Postcard politics
Tom’s copy of the Ulster Covenant lies in the top drawer of the desk – though brittle and very fragile, the print of the “Solemn League and Covenant” stands out boldly. He travelled to Enniskillen to sign it on Ulster Day, 28th September 1912. In 1914, Tom’s army battalion, the South Belfast Volunteers, was one of those formed from those who had been members of the paramilitary Ulster Volunteer Force prior to the outbreak of the war. Edward Carson had urged them to enlist, and they did so in their thousands.
Four years of war showed another side of Tom. At Christmas and New Year he would send to his wife Nora embroidered greetings cards of the type that seemed common along the Western Front. The delicate cards had flimsy paper inners upon which greetings were printed and sometimes a word or two from the sender.
“Xmas 1917”, Tom wrote inside a card; the embroidery of which acknowledges that the war had lasted far longer than anyone had anticipated
A card bearing the date 1917 was to follow, the digits embroidered in the national flags of the allied powers.
“Une autre souvenir from Tommy”, he wrote in his best Franglais, adding underneath, “BEF 31/12/17”. Was the term “British Expeditionary Force” still being used at the end of 1917? Perhaps it doesn’t matter; Tom still regarded himself as a member of the Expeditionary Force that had believed in 1914 that the war would be over by Christmas.
Tom seems to have sent no less than four cards over Christmas 1917 and New Year 1918. “For the past , remembrance; For the present, good wishes; For the future, bright hopes”, reads the printed greeting inside a card dated 1/1/18.
There must have been considerable confidence in the postal service, for the final card is constructed simply as a postcard; embroidery on one side and the usual division on the other side, correspondence to the left and the stamp and address to the right.
The final card is embroidered simply “Souvenir from France”.
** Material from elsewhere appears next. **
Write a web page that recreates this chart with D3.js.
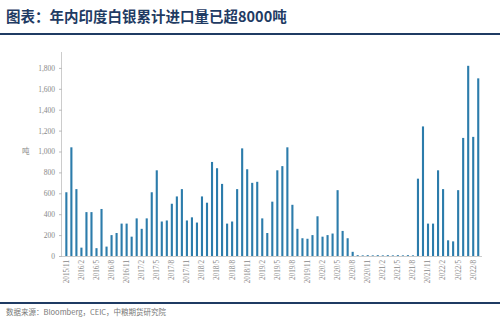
<!DOCTYPE html>
<html><head><meta charset="utf-8">
<script src="https://cdn.jsdelivr.net/npm/d3@7"></script>
<style>html,body{margin:0;padding:0;background:#fff;}svg{display:block;}</style>
</head><body>
<svg id="c" width="500" height="323"></svg>
<script>
const titleText = "图表：年内印度白银累计进口量已超8000吨";
const sourceText = "数据来源：Bloomberg，CEIC，中粮期货研究院";
const unitLabel = "吨";
const startYear = 2015, startMonth = 11;
const values = [
  610,1040,640,80,420,420,75,450,90,200,220,310,310,185,360,260,360,610,820,330,
  340,500,570,640,340,370,320,570,510,900,840,690,310,330,640,1030,830,700,710,360,
  220,520,820,860,1040,490,260,170,165,200,380,185,200,215,630,240,170,40,8,6,
  8,6,8,6,8,6,8,6,8,6,740,1240,310,310,820,640,150,140,630,1130,
  1820,1140,1700
];
const months = values.map((v,i)=>{const m=startMonth-1+i;return (startYear+Math.floor(m/12))+"/"+(m%12+1);});
const yTicks = [0,200,400,600,800,1000,1200,1400,1600,1800];

const svg = d3.select("#c");
const navy = "#1f3b63";
svg.append("text").attr("x",6).attr("y",22).attr("fill",navy)
  .attr("font-family","Noto Sans CJK SC").attr("font-weight","bold").attr("font-size",14.5).text(titleText);
svg.append("line").attr("x1",0).attr("x2",500).attr("y1",34).attr("y2",34).attr("stroke",navy).attr("stroke-width",2);
svg.append("line").attr("x1",0).attr("x2",500).attr("y1",303).attr("y2",303).attr("stroke",navy).attr("stroke-width",2);
svg.append("text").attr("x",6).attr("y",315).attr("fill","#777")
  .attr("font-family","Noto Sans CJK SC").attr("font-size",7.5).text(sourceText);

const x = d3.scaleBand().domain(months).range([64.8,479.8]).paddingInner(0.58).paddingOuter(0.1);
const y = d3.scaleLinear().domain([0,2000]).range([256,47]);

const gy = svg.append("g").attr("transform","translate(62,0)")
  .call(d3.axisLeft(y).tickValues(yTicks).tickFormat(d3.format(",")).tickSize(3).tickPadding(4));
gy.select(".domain").attr("stroke","#ccc").attr("d","M-0.5,256.5V52");
gy.selectAll(".tick line").attr("stroke","#bbb");
gy.selectAll(".tick text").attr("fill","#888").attr("font-family","Liberation Serif").attr("font-size",7.5);

svg.append("text").attr("x",22).attr("y",154).attr("fill","#888")
  .attr("font-family","Noto Sans CJK SC").attr("font-size",7.5).text(unitLabel);

svg.append("g").selectAll("rect").data(values).join("rect")
  .attr("x",(d,i)=>x(months[i])).attr("width",x.bandwidth())
  .attr("y",d=>y(d)).attr("height",d=>256-y(d)).attr("fill","#2c7cab");

const gx = svg.append("g").attr("transform","translate(0,256)")
  .call(d3.axisBottom(x).tickValues(months.filter((m,i)=>i%3===0)).tickSize(0).tickPadding(3));
gx.select(".domain").attr("stroke","#ccc").attr("d","M62,0.5H482");
gx.selectAll(".tick text").attr("fill","#888").attr("font-family","Liberation Serif").attr("font-size",7.2)
  .attr("transform","rotate(-90)").attr("text-anchor","end").attr("dx","-3").attr("dy","0.33em").attr("y",0).attr("x",-1);
</script>
</body></html>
It seems an almost surreal to think of sending “souvenirs” from a time that had brought the soldiers little other than carnage and unprecedented suffering.
At the end of the war, David Lloyd George, the British Prime Minister, promised that the returning soldiers would come home to a very different country; “homes fit for heroes” was one slogan.
The promises were hollow, the world hadn’t changed for the better. In Ireland, things continued where they had left off.
Tom and Nora’s post-war Christmas card left none of their friends in any doubt about their political allegiance. How many Ulster mantlepieces had political greetings that year?
The inside of the card had not the slightest trace of anything Christian. Perhaps Nativity scenes were considered not to be Protestant, but there is not even a verse of Scripture to give one the sense that something religious was being celebrated.
Tom seems to have gone through the experience of the Great War and emerged unchanged at the other end; tenderness in personal greetings would not be matched by tenderness in public attitudes – it would be eighty years before we moved on.
What would Tom make of the Northern Ireland government today?
I love those WW1 cards. Jack’s Aunt had about 20 of them. The personal messages were short and simple. I would have loved them but she had two daughters and I only hope they came down the line to the grand-daughter with an eye for a needle and an interest in history.
One wonders if an insight into the future events would have made any difference to their attitudes. Probably not. I find the post war Christmas card far more depressing than the ones sent during the war. There seems no hope or compromise in the sentiments there.
I found it depressing that someone should go through such experiences and revert to type at the end of it all. Maybe we would all do if we were faced with the grimness of the post-war situation, the Big Flu and all.